The aims of the Bill include “[consolidating and strengthening] a common UK legal framework for pensions across all the main public services” and “[addressing] resourcing challenges facing the judiciary.” It has four parts:

  • Part One would remove unlawful discrimination that arose when existing (‘legacy’) public service pension schemes were closed to certain members in 2014 to 2016 and provide for all scheme members to build up benefits in the new schemes from April 2022.
  • Part Two would enable the Treasury to establish new public service pension schemes for the members for two existing pension schemes which provide benefits to former staff members of Bradford and Bingley and Northern Rock, two companies taken into public ownership as a result of the 2007-2008 financial crisis.
  • Part Three would increase the mandatory retirement age for judges from 70 to 75 and make changes to their allowances.
  • Part Four would provide for regulation-making powers, for the Bill to extend to England and Wales, Scotland and Northern Ireland, and for the dates from which parts of the Bill come into force.

This paper aims to act as a guide to debates in the House of Commons. Information about the Bill’s different stages and the amendments that have been tabled are on the web pages for the Bill on the Parliament website. Full policy background to the Bill as it  was introduced and debate in the Lords is set out in the Commons Library briefing paper Public Service Pensions and Judicial Offices Bill.

Debates in the Lords

The Bill was introduced in the House of Lords on 19 July 2021. It had its Second Reading in the House of Lords on 7 September 2021. It went through its Committee Stage in one day, on 11 October, Report Stage was on 29 November and Third Reading on 6 December.

No opposition amendments to the clauses in Part One of the Bill were pushed to a vote in the Lords.
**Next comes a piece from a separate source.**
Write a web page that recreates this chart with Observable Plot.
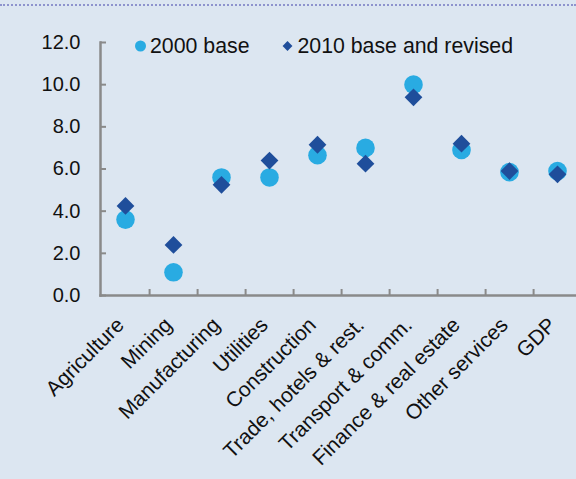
<!DOCTYPE html>
<html>
<head>
<meta charset="utf-8">
<script src="https://cdn.jsdelivr.net/npm/d3@7"></script>
<script src="https://cdn.jsdelivr.net/npm/@observablehq/plot@0.6"></script>
<style>
  html, body { margin: 0; padding: 0; background: #dce6f1; }
  #wrap { position: relative; width: 576px; height: 479px; overflow: hidden; background: #dce6f1;
          font-family: "Liberation Sans", Arial, sans-serif; }
  #topline { position: absolute; top: 4px; left: 0; width: 576px; border-top: 2px dotted #8e93cd; }
  #legend { position: absolute; top: 34px; left: 134px; font-size: 21.3px; line-height: 24px; color: #111;
            display: flex; align-items: center; white-space: nowrap; }
  #legend .item { display: flex; align-items: center; }
  #legend svg { display: block; }
</style>
</head>
<body>
<div id="wrap">
  <div id="topline"></div>
  <div id="chart"></div>
  <div id="legend"></div>
</div>
<script>
const categories = ["Agriculture", "Mining", "Manufacturing", "Utilities", "Construction",
  "Trade, hotels & rest.", "Transport & comm.", "Finance & real estate", "Other services", "GDP"];
const base2000 = [3.6, 1.1, 5.6, 5.6, 6.65, 7.0, 10.0, 6.9, 5.85, 5.9];
const base2010 = [4.25, 2.4, 5.25, 6.4, 7.15, 6.25, 9.4, 7.2, 5.9, 5.75];
const yTicks = [0, 2, 4, 6, 8, 10, 12];
const seriesNames = ["2000 base", "2010 base and revised"];
const colors = ["#29abe2", "#1f4e9b"];

const d2000 = categories.map((c, i) => ({category: c, value: base2000[i]}));
const d2010 = categories.map((c, i) => ({category: c, value: base2010[i]}));

const W = 576, H = 479, mL = 100, mR = -6, mT = 42, mB = 184;
const bw = (W - mR - mL) / categories.length;
const axisColor = "#8a8a8a";

const chart = Plot.plot({
  width: W, height: H,
  marginLeft: mL, marginRight: mR, marginTop: mT, marginBottom: mB,
  style: {background: "transparent", fontFamily: "'Liberation Sans', Arial, sans-serif", color: "#111", overflow: "visible"},
  x: {type: "band", domain: categories, padding: 0},
  y: {domain: [0, 12]},
  marks: [
    Plot.frame({anchor: "left", stroke: axisColor, strokeWidth: 2.5}),
    Plot.frame({anchor: "bottom", stroke: axisColor, strokeWidth: 2.5}),
    // inward y ticks
    Plot.axisY({ticks: yTicks, tickSize: 6, dx: 6, tickFormat: () => "", label: null, stroke: axisColor, strokeWidth: 2}),
    // y labels
    Plot.axisY({ticks: yTicks, tickSize: 0, tickPadding: 20, tickFormat: d => d.toFixed(1), label: null, fontSize: 20, fill: "#111"}),
    // inward x ticks at category boundaries
    Plot.axisX({tickSize: 6, dy: -6, dx: bw / 2, tickFormat: () => "", label: null, stroke: axisColor, strokeWidth: 2}),
    // rotated category labels
    Plot.axisX({tickSize: 0, tickPadding: 26, tickRotate: -45, label: null, fontSize: 21, fill: "#111", dx: -5}),
    Plot.dot(d2000, {x: "category", y: "value", r: 9.3, fill: colors[0], symbol: "circle"}),
    Plot.dot(d2010, {x: "category", y: "value", r: 8, fill: colors[1], symbol: "diamond2"})
  ]
});
document.getElementById("chart").appendChild(chart);

// legend
const legend = document.getElementById("legend");
const symbols = [d3.symbolCircle, d3.symbolDiamond2];
const symSizes = [95, 62];
seriesNames.forEach((name, i) => {
  const item = document.createElement("div");
  item.className = "item";
  if (i > 0) item.style.marginLeft = "32px";
  const s = d3.create("svg").attr("width", 13).attr("height", 14);
  s.append("path").attr("transform", "translate(6.5,7)")
    .attr("d", d3.symbol(symbols[i], symSizes[i])()).attr("fill", colors[i]);
  item.appendChild(s.node());
  const t = document.createElement("span");
  t.textContent = name;
  t.style.marginLeft = "3px";
  item.appendChild(t);
  legend.appendChild(item);
});
</script>
</body>
</html>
However, the Government made a “large number of amendments” at Report Stage on 29 November 2021, to deal with issues that had arisen from discussions with stakeholders since the Bill had been introduced to Parliament.
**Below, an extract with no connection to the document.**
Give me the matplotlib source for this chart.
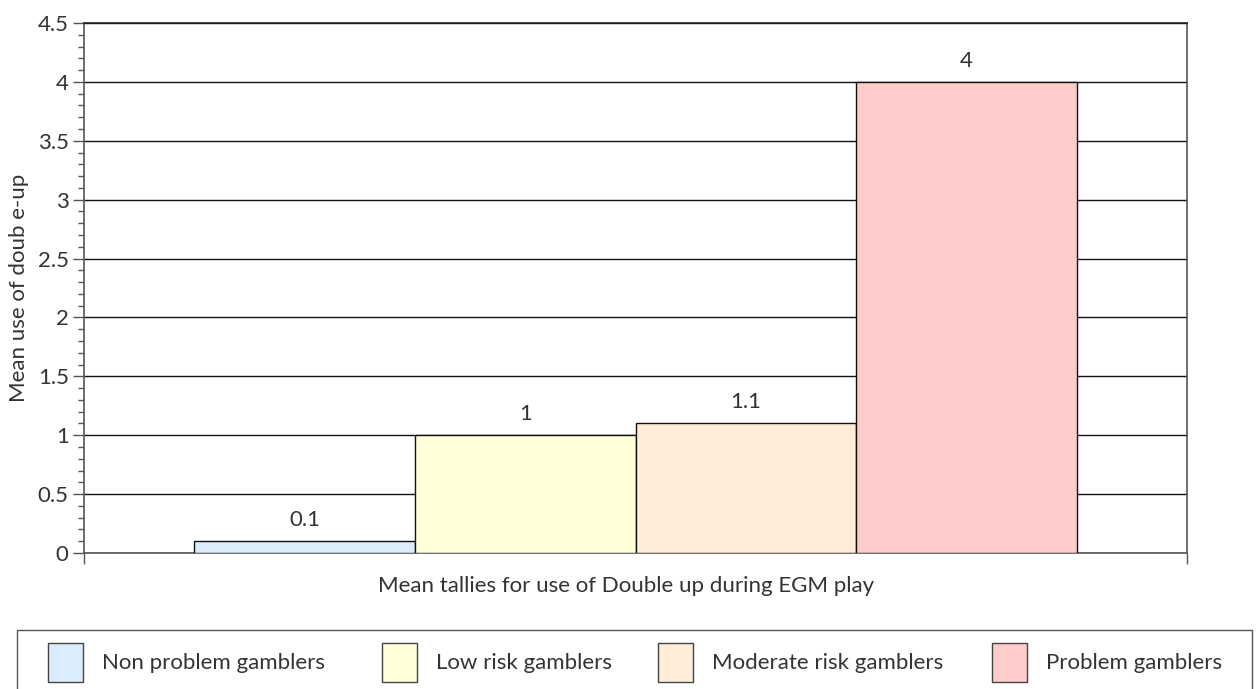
import matplotlib
matplotlib.use("Agg")
import matplotlib.pyplot as plt
from matplotlib.patches import Rectangle
from matplotlib.ticker import MultipleLocator
import numpy as np

# Data
category = "Mean tallies for use of Double up during EGM play"
groups = ["Non problem gamblers", "Low risk gamblers",
          "Moderate risk gamblers", "Problem gamblers"]
values = [0.1, 1, 1.1, 4]
value_labels = ["0.1", "1", "1.1", "4"]
colors = ["#dbecfc", "#ffffd8", "#ffecd9", "#ffcccc"]
y_label = "Mean use of doub e-up"

plt.rcParams["font.family"] = ["Lato", "DejaVu Sans"]
TXT = "#333333"
FS = 16

W, H = 1260, 689
fig = plt.figure(figsize=(W / 100, H / 100), dpi=100)
ax = fig.add_axes([84 / W, 1 - 553 / H, (1187 - 84) / W, (553 - 23) / H])

bar_w = 0.2
offsets = (np.arange(len(groups)) - (len(groups) - 1) / 2) * bar_w
for off, v, lab, c in zip(offsets, values, value_labels, colors):
    ax.bar(off, v, width=bar_w, color=c, edgecolor="#111111", linewidth=1.0, zorder=3)
    ax.annotate(lab, (off, v), xytext=(0, 8), textcoords="offset points",
                ha="center", va="bottom", fontsize=FS, color=TXT)

ax.set_xlim(-0.5, 0.5)
ax.set_ylim(0, 4.5)
ticks = np.arange(0, 4.51, 0.5)
ax.set_yticks(ticks)
ax.set_yticklabels([f"{t:g}" for t in ticks])
ax.yaxis.set_minor_locator(MultipleLocator(0.1))
ax.set_xticks([-0.5, 0.5])
ax.set_xticklabels(["", ""])
ax.tick_params(axis="y", which="major", length=8, width=1, color="#555555",
               labelsize=FS, labelcolor=TXT, pad=3)
ax.tick_params(axis="y", which="minor", length=4.5, width=1, color="#555555")
ax.tick_params(axis="x", which="major", length=8, width=1, color="#555555")

ax.yaxis.grid(True, which="major", color="#111111", linewidth=1.0, zorder=0)
ax.set_axisbelow(True)
for s in ax.spines.values():
    s.set_color("#555555")
    s.set_linewidth(1.2)
ax.spines["top"].set_color("#222222")

ax.set_ylabel(y_label, fontsize=FS, color=TXT, labelpad=6)
fig.text(626 / W, 1 - 586 / H, category, ha="center", va="center",
         fontsize=FS, color=TXT)

# Legend panel
fig.patches.append(Rectangle((17 / W, -0.01), (1252 - 17) / W, 1 - 630 / H + 0.01,
                             transform=fig.transFigure, fill=False,
                             edgecolor="#555555", linewidth=1.0))
handle_x = [48, 382, 658, 992]
for hx, g, c in zip(handle_x, groups, colors):
    fig.patches.append(Rectangle((hx / W, 1 - 682 / H), 35 / W, 39 / H,
                                 transform=fig.transFigure, facecolor=c,
                                 edgecolor="#444444", linewidth=1.0))
    fig.text((hx + 54) / W, 1 - 663 / H, g, ha="left", va="center",
             fontsize=FS, color=TXT)

fig.savefig("out.png", dpi=100)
In debate on Part Three, there was some Opposition and Crossbench resistance to raising the mandatory retirement age (MRA) for judges up to 75. Amendments were debated at both Committee and Report Stage in the Lords to constrain the MRA to 72, along the lines called for by senior judiciary. One such Report Stage amendment was defeated on a division.

Commons second reading debate

The Bill was introduced into the House of Commons (Bill 211, 2021-22) on 7 December. It was given its Second Reading without a vote on 5 January 2022.

Opposition parties said they would not oppose the Bill because they understood that the Government had a duty to respond to the McCloud judgement. However, concerns were raised about details, including: the operation of the cost control mechanism; the information that would be provided to support scheme members in making decisions; the extent of detail left to regulations; and the impact of the closure of legacy schemes on some members of the schemes for police and firefighters.

Regarding the changes affecting the judiciary, the main issues debated were the need to address recruitment difficulties and the potential impact of the increase in the retirement age on diversity.

Commons Public Bill Committee

The Public Bill Committee  sat on 27 January 2022. The Government brought forward 48 amendments and 13 new clauses. An opposition Labour new clause relating to the pension trap was pressed to a vote but did not succeed. All Government amendments were agreed by the Committee, the majority without debate. The Government succeeded in introducing a new clause on the operation of the cost control mechanism after a vote along party lines.